▸ **TASK STATEMENT**
Restate the listing below word for word, omitting any images.

▸ **DATA EXCERPT**
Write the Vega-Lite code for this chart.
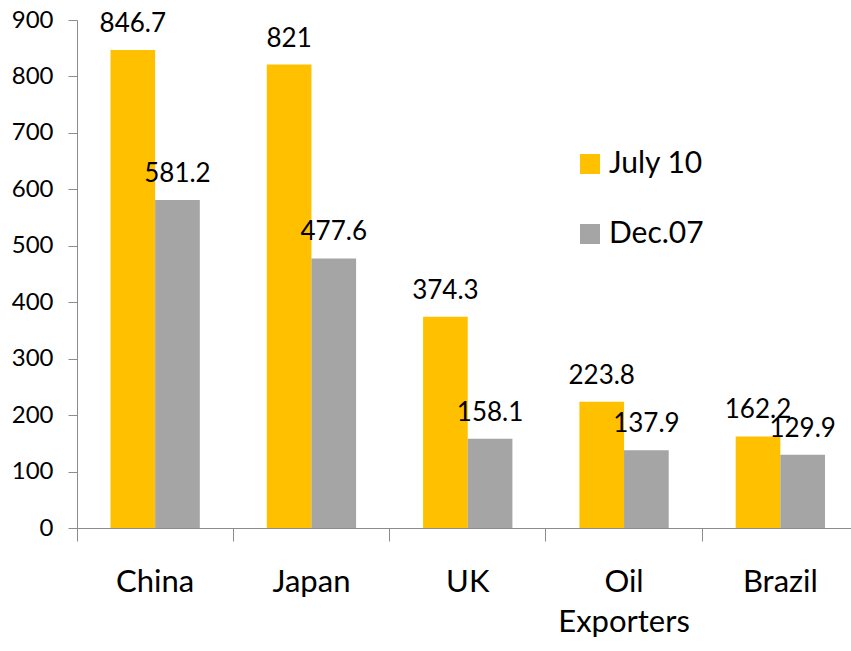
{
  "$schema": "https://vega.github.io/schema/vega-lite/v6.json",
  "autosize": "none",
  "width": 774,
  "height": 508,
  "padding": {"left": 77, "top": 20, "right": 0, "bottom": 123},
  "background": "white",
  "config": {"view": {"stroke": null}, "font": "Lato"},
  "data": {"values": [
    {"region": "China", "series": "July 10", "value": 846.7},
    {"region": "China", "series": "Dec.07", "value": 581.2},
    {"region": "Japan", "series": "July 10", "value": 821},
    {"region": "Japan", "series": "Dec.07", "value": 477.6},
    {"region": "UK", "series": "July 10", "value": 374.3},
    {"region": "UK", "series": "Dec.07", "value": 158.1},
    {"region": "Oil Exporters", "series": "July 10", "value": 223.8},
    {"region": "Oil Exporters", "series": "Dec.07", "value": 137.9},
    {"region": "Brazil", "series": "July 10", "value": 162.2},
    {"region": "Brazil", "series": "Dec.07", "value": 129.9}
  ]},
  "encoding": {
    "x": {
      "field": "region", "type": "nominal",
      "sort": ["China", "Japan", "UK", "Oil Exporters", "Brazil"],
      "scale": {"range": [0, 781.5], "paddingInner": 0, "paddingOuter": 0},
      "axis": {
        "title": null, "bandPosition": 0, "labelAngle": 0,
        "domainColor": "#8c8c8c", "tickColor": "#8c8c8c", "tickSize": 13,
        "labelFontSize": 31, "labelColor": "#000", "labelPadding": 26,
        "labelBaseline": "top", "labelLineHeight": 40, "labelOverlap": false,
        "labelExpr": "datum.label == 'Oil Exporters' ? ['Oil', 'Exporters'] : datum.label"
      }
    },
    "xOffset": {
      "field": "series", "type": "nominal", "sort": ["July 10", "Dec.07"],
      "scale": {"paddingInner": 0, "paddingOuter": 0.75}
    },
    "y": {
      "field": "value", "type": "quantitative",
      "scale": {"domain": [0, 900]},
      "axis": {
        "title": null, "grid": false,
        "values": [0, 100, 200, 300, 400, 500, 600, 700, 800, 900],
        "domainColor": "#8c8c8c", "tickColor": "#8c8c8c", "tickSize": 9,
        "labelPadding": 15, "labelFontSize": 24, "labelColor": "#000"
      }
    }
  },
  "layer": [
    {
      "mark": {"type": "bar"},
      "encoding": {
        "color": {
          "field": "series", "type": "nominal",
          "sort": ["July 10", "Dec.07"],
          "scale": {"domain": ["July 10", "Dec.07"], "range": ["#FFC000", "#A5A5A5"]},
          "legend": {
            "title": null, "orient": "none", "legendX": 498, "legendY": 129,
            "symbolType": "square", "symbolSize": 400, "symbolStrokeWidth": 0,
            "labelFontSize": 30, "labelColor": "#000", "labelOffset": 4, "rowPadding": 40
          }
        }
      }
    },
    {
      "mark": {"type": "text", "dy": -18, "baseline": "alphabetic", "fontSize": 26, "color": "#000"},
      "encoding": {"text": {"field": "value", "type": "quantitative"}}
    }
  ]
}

▸ **SOLUTION FOR THIS EXERCISE**
Write the Vega-Lite code for this chart.
{
  "$schema": "https://vega.github.io/schema/vega-lite/v6.json",
  "autosize": "none",
  "width": 774,
  "height": 508,
  "padding": {"left": 77, "top": 20, "right": 0, "bottom": 123},
  "background": "white",
  "config": {"view": {"stroke": null}, "font": "Lato"},
  "data": {"values": [
    {"region": "China", "series": "July 10", "value": 846.7},
    {"region": "China", "series": "Dec.07", "value": 581.2},
    {"region": "Japan", "series": "July 10", "value": 821},
    {"region": "Japan", "series": "Dec.07", "value": 477.6},
    {"region": "UK", "series": "July 10", "value": 374.3},
    {"region": "UK", "series": "Dec.07", "value": 158.1},
    {"region": "Oil Exporters", "series": "July 10", "value": 223.8},
    {"region": "Oil Exporters", "series": "Dec.07", "value": 137.9},
    {"region": "Brazil", "series": "July 10", "value": 162.2},
    {"region": "Brazil", "series": "Dec.07", "value": 129.9}
  ]},
  "encoding": {
    "x": {
      "field": "region", "type": "nominal",
      "sort": ["China", "Japan", "UK", "Oil Exporters", "Brazil"],
      "scale": {"range": [0, 781.5], "paddingInner": 0, "paddingOuter": 0},
      "axis": {
        "title": null, "bandPosition": 0, "labelAngle": 0,
        "domainColor": "#8c8c8c", "tickColor": "#8c8c8c", "tickSize": 13,
        "labelFontSize": 31, "labelColor": "#000", "labelPadding": 26,
        "labelBaseline": "top", "labelLineHeight": 40, "labelOverlap": false,
        "labelExpr": "datum.label == 'Oil Exporters' ? ['Oil', 'Exporters'] : datum.label"
      }
    },
    "xOffset": {
      "field": "series", "type": "nominal", "sort": ["July 10", "Dec.07"],
      "scale": {"paddingInner": 0, "paddingOuter": 0.75}
    },
    "y": {
      "field": "value", "type": "quantitative",
      "scale": {"domain": [0, 900]},
      "axis": {
        "title": null, "grid": false,
        "values": [0, 100, 200, 300, 400, 500, 600, 700, 800, 900],
        "domainColor": "#8c8c8c", "tickColor": "#8c8c8c", "tickSize": 9,
        "labelPadding": 15, "labelFontSize": 24, "labelColor": "#000"
      }
    }
  },
  "layer": [
    {
      "mark": {"type": "bar"},
      "encoding": {
        "color": {
          "field": "series", "type": "nominal",
          "sort": ["July 10", "Dec.07"],
          "scale": {"domain": ["July 10", "Dec.07"], "range": ["#FFC000", "#A5A5A5"]},
          "legend": {
            "title": null, "orient": "none", "legendX": 498, "legendY": 129,
            "symbolType": "square", "symbolSize": 400, "symbolStrokeWidth": 0,
            "labelFontSize": 30, "labelColor": "#000", "labelOffset": 4, "rowPadding": 40
          }
        }
      }
    },
    {
      "mark": {"type": "text", "dy": -18, "baseline": "alphabetic", "fontSize": 26, "color": "#000"},
      "encoding": {"text": {"field": "value", "type": "quantitative"}}
    }
  ]
}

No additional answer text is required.